_Problem_
For the entries below, how many lines include the word "React"? Give the figure and nothing more.

_Given data_
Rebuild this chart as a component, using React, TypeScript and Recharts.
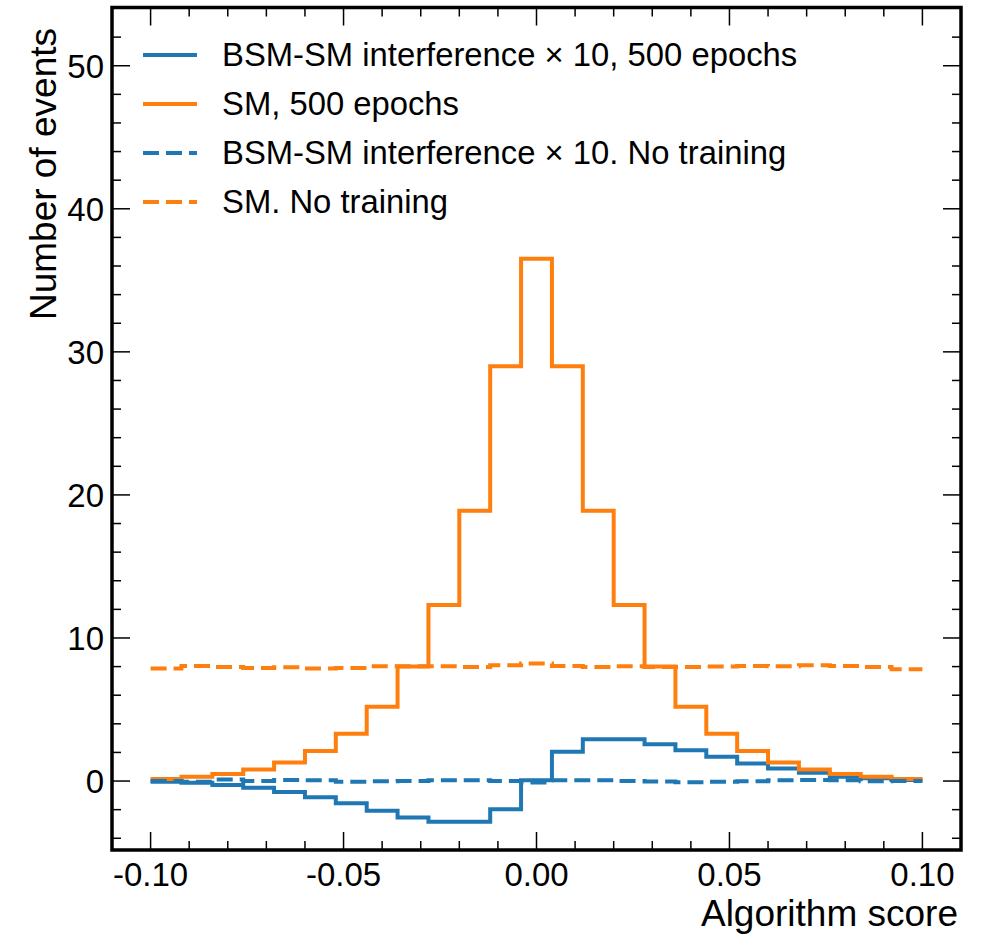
import React from 'react';
import { Legend, Line, LineChart, ReferenceArea, XAxis, YAxis } from 'recharts';

const FONT = '"Liberation Sans", Arial, Helvetica, sans-serif';
const BLUE = '#1f77b4';
const ORANGE = '#ff7f0e';

// plot frame in page pixels
const PL = 112;
const PR = 961;
const PT = 7.5;
const PB = 850;

const binEdges = [
    -0.1, -0.092, -0.084, -0.076, -0.068, -0.06, -0.052, -0.044, -0.036, -0.028, -0.02, -0.012, -0.004,
    0.004, 0.012, 0.02, 0.028, 0.036, 0.044, 0.052, 0.06, 0.068, 0.076, 0.084, 0.092, 0.1,
];

const bsmTrained = [
    -0.05, -0.12, -0.28, -0.47, -0.77, -1.14, -1.56, -2.07, -2.54, -2.84, -2.84, -1.98, 0.05,
    2.05, 2.93, 2.93, 2.58, 2.16, 1.7, 1.23, 0.88, 0.58, 0.3, 0.19, 0.07,
];
const smTrained = [
    0.15, 0.3, 0.5, 0.8, 1.3, 2.1, 3.3, 5.2, 8.0, 12.3, 18.9, 29.0, 36.5,
    29.0, 18.9, 12.3, 8.0, 5.2, 3.3, 2.1, 1.3, 0.8, 0.5, 0.3, 0.15,
];
const bsmUntrained = [
    0.0, -0.05, 0.1, 0.0, 0.08, 0.05, -0.05, -0.02, 0.0, 0.05, 0.06, 0.0, -0.1,
    0.05, 0.05, 0.0, -0.03, -0.08, -0.05, -0.02, 0.05, 0.08, 0.05, -0.02, 0.0,
];
const smUntrained = [
    7.87, 8.05, 7.98, 7.91, 7.96, 7.87, 7.91, 8.03, 8.03, 8.03, 7.98, 8.1, 8.21,
    8.05, 7.98, 8.03, 7.98, 7.98, 8.0, 8.05, 8.03, 8.1, 8.05, 7.98, 7.82,
];

const xTicks = [
    -0.1, -0.09, -0.08, -0.07, -0.06, -0.05, -0.04, -0.03, -0.02, -0.01, 0,
    0.01, 0.02, 0.03, 0.04, 0.05, 0.06, 0.07, 0.08, 0.09, 0.1,
];
const yTicks = [-4, -2, 0, 2, 4, 6, 8, 10, 12, 14, 16, 18, 20, 22, 24, 26, 28, 30, 32, 34, 36, 38, 40, 42, 44, 46, 48, 50, 52];

const legendItems = [
    { label: 'BSM-SM interference \u00d7 10, 500 epochs', color: BLUE, dashed: false },
    { label: 'SM, 500 epochs', color: ORANGE, dashed: false },
    { label: 'BSM-SM interference \u00d7 10. No training', color: BLUE, dashed: true },
    { label: 'SM. No training', color: ORANGE, dashed: true },
];

const DASH = '16 7';

const last = binEdges.length - 2;
const rows = binEdges.map((edge, i) => ({
    x: edge,
    bsmTrained: bsmTrained[Math.min(i, last)],
    smTrained: smTrained[Math.min(i, last)],
    bsmUntrained: bsmUntrained[Math.min(i, last)],
    smUntrained: smUntrained[Math.min(i, last)],
}));

const XTick = (props: any) => {
    const { x, payload } = props;
    const v = payload.value;
    const major = Math.round(v * 100) % 5 === 0;
    const len = major ? 18 : 9;
    return (
        <g>
            <line x1={x} y1={PB} x2={x} y2={PB - len} stroke="#000" strokeWidth={1.5} />
            <line x1={x} y1={PT} x2={x} y2={PT + len} stroke="#000" strokeWidth={1.5} />
            {major && (
                <text x={x} y={PB + 36} textAnchor="middle" fontSize={33} fontFamily={FONT} fill="#000">
                    {v.toFixed(2)}
                </text>
            )}
        </g>
    );
};

const YTick = (props: any) => {
    const { y, payload } = props;
    const v = payload.value;
    const major = v % 10 === 0;
    const len = major ? 18 : 9;
    return (
        <g>
            <line x1={PL} y1={y} x2={PL + len} y2={y} stroke="#000" strokeWidth={1.5} />
            <line x1={PR} y1={y} x2={PR - len} y2={y} stroke="#000" strokeWidth={1.5} />
            {major && (
                <text x={PL - 8} y={y} dy="0.36em" textAnchor="end" fontSize={33} fontFamily={FONT} fill="#000">
                    {v}
                </text>
            )}
        </g>
    );
};

const LegendBox = () => (
    <div style={{ fontFamily: FONT, fontSize: 32.8, color: '#000' }}>
        {legendItems.map((it) => (
            <div key={it.label} style={{ display: 'flex', alignItems: 'center', height: 49, whiteSpace: 'nowrap' }}>
                <svg width={54} height={10}>
                    <line
                        x1={0}
                        y1={5}
                        x2={54}
                        y2={5}
                        stroke={it.color}
                        strokeWidth={4}
                        strokeDasharray={it.dashed ? DASH : undefined}
                    />
                </svg>
                <span style={{ marginLeft: 25 }}>{it.label}</span>
            </div>
        ))}
    </div>
);

export default function App() {
    return (
        <div style={{ position: 'absolute', left: 0, top: 0 }}>
            <LineChart
                width={981}
                height={934}
                data={rows}
                margin={{ top: PT, right: 981 - PR, bottom: 0, left: 0 }}
            >
                <XAxis
                    dataKey="x"
                    type="number"
                    domain={[-0.11, 0.11]}
                    allowDataOverflow
                    ticks={xTicks}
                    interval={0}
                    height={934 - PB}
                    axisLine={false}
                    tickLine={false}
                    tick={XTick}
                    label={() => (
                        <text x={958} y={926} textAnchor="end" fontSize={37} fontFamily={FONT} fill="#000">
                            Algorithm score
                        </text>
                    )}
                />
                <YAxis
                    type="number"
                    domain={[-4.82, 54.07]}
                    allowDataOverflow
                    ticks={yTicks}
                    interval={0}
                    width={PL}
                    axisLine={false}
                    tickLine={false}
                    tick={YTick}
                    label={() => (
                        <text
                            x={56}
                            y={28}
                            transform="rotate(-90 56 28)"
                            textAnchor="end"
                            fontSize={37}
                            fontFamily={FONT}
                            fill="#000"
                        >
                            Number of events
                        </text>
                    )}
                />
                <ReferenceArea
                    x1={-0.11}
                    x2={0.11}
                    y1={-4.82}
                    y2={54.07}
                    ifOverflow="visible"
                    fill="none"
                    stroke="#000"
                    strokeWidth={3.5}
                />
                <Line type="stepAfter" dataKey="bsmTrained" stroke={BLUE} strokeWidth={4} dot={false} isAnimationActive={false} />
                <Line type="stepAfter" dataKey="smTrained" stroke={ORANGE} strokeWidth={4} dot={false} isAnimationActive={false} />
                <Line
                    type="stepAfter"
                    dataKey="bsmUntrained"
                    stroke={BLUE}
                    strokeWidth={4}
                    strokeDasharray={DASH}
                    dot={false}
                    isAnimationActive={false}
                />
                <Line
                    type="stepAfter"
                    dataKey="smUntrained"
                    stroke={ORANGE}
                    strokeWidth={4}
                    strokeDasharray={DASH}
                    dot={false}
                    isAnimationActive={false}
                />
                <Legend
                    layout="vertical"
                    align="center"
                    verticalAlign="middle"
                    content={<LegendBox />}
                    wrapperStyle={{ left: 143, top: 30, width: 'auto', height: 'auto' }}
                />
            </LineChart>
        </div>
    );
}
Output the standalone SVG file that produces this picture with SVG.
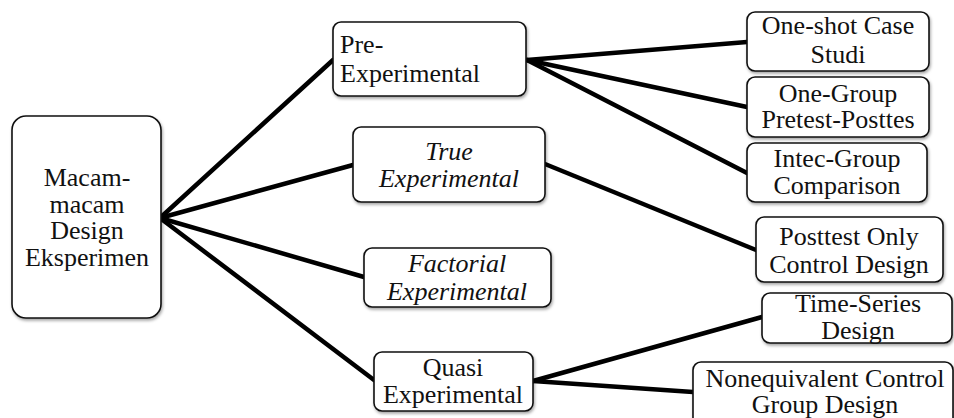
<svg xmlns="http://www.w3.org/2000/svg" width="954" height="418" viewBox="0 0 954 418">
<style>
.box{fill:#fff;stroke:#111;stroke-width:1.6;filter:url(#sh)}
text{font-family:'Liberation Serif','Times New Roman',Tinos,'Noto Serif','DejaVu Serif',serif;font-size:26px;fill:#111;text-anchor:middle}
.i{font-style:italic}
.l{text-anchor:start}
.c{stroke:#000;stroke-width:4.5;stroke-linecap:round;fill:none}
</style>
<defs>
<filter id="sh" x="-10%" y="-10%" width="130%" height="130%">
<feDropShadow dx="1" dy="2" stdDeviation="1.5" flood-color="#000" flood-opacity="0.35"/>
</filter>
</defs>
<rect width="954" height="418" fill="#fff"/>
<g id="connectors">
<line class="c" x1="160" y1="218" x2="333" y2="60"/>
<line class="c" x1="160" y1="218" x2="353" y2="165"/>
<line class="c" x1="160" y1="218" x2="364" y2="277"/>
<line class="c" x1="160" y1="218" x2="374" y2="380"/>
<line class="c" x1="527" y1="60" x2="747" y2="42"/>
<line class="c" x1="527" y1="60" x2="747" y2="107"/>
<line class="c" x1="527" y1="60" x2="747" y2="173"/>
<line class="c" x1="545" y1="164" x2="756" y2="250"/>
<line class="c" x1="533" y1="381" x2="762" y2="317"/>
<line class="c" x1="533" y1="381" x2="693" y2="392"/>
</g>
<g id="root">
<rect class="box" x="12" y="116" width="149" height="202" rx="14"/>
<text x="87" y="186">Macam-</text>
<text x="87" y="213">macam</text>
<text x="87" y="239">Design</text>
<text x="87" y="266">Eksperimen</text>
</g>
<g id="pre">
<rect class="box" x="333" y="22" width="193" height="74" rx="8"/>
<text class="l" x="340" y="53">Pre-</text>
<text class="l" x="340" y="82">Experimental</text>
</g>
<g id="true">
<rect class="box" x="353" y="127" width="192" height="75" rx="8"/>
<text class="i" x="449" y="160">True</text>
<text class="i" x="449" y="187">Experimental</text>
</g>
<g id="factorial">
<rect class="box" x="364" y="248" width="187" height="59" rx="8"/>
<text class="i" x="457" y="272">Factorial</text>
<text class="i" x="457" y="300">Experimental</text>
</g>
<g id="quasi">
<rect class="box" x="374" y="352" width="159" height="59" rx="8"/>
<text x="453" y="376">Quasi</text>
<text x="453" y="403">Experimental</text>
</g>
<g id="oneshot">
<rect class="box" x="747" y="12" width="182" height="59" rx="8"/>
<text x="838" y="34">One-shot Case</text>
<text x="838" y="63">Studi</text>
</g>
<g id="onegroup">
<rect class="box" x="747" y="77" width="182" height="60" rx="8"/>
<text x="838" y="102">One-Group</text>
<text x="838" y="128">Pretest-Posttes</text>
</g>
<g id="intec">
<rect class="box" x="747" y="143" width="180" height="59" rx="8"/>
<text x="837" y="167">Intec-Group</text>
<text x="837" y="194">Comparison</text>
</g>
<g id="posttest">
<rect class="box" x="756" y="217" width="187" height="65" rx="8"/>
<text x="849" y="245">Posttest Only</text>
<text x="849" y="273">Control Design</text>
</g>
<g id="timeseries">
<rect class="box" x="762" y="293" width="190" height="50" rx="8"/>
<text x="858" y="312">Time-Series</text>
<text x="858" y="339">Design</text>
</g>
<g id="nonequivalent">
<rect class="box" x="693" y="362" width="260" height="70" rx="8"/>
<text x="825" y="387">Nonequivalent Control</text>
<text x="825" y="413">Group Design</text>
</g>
</svg>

_Task answer_
2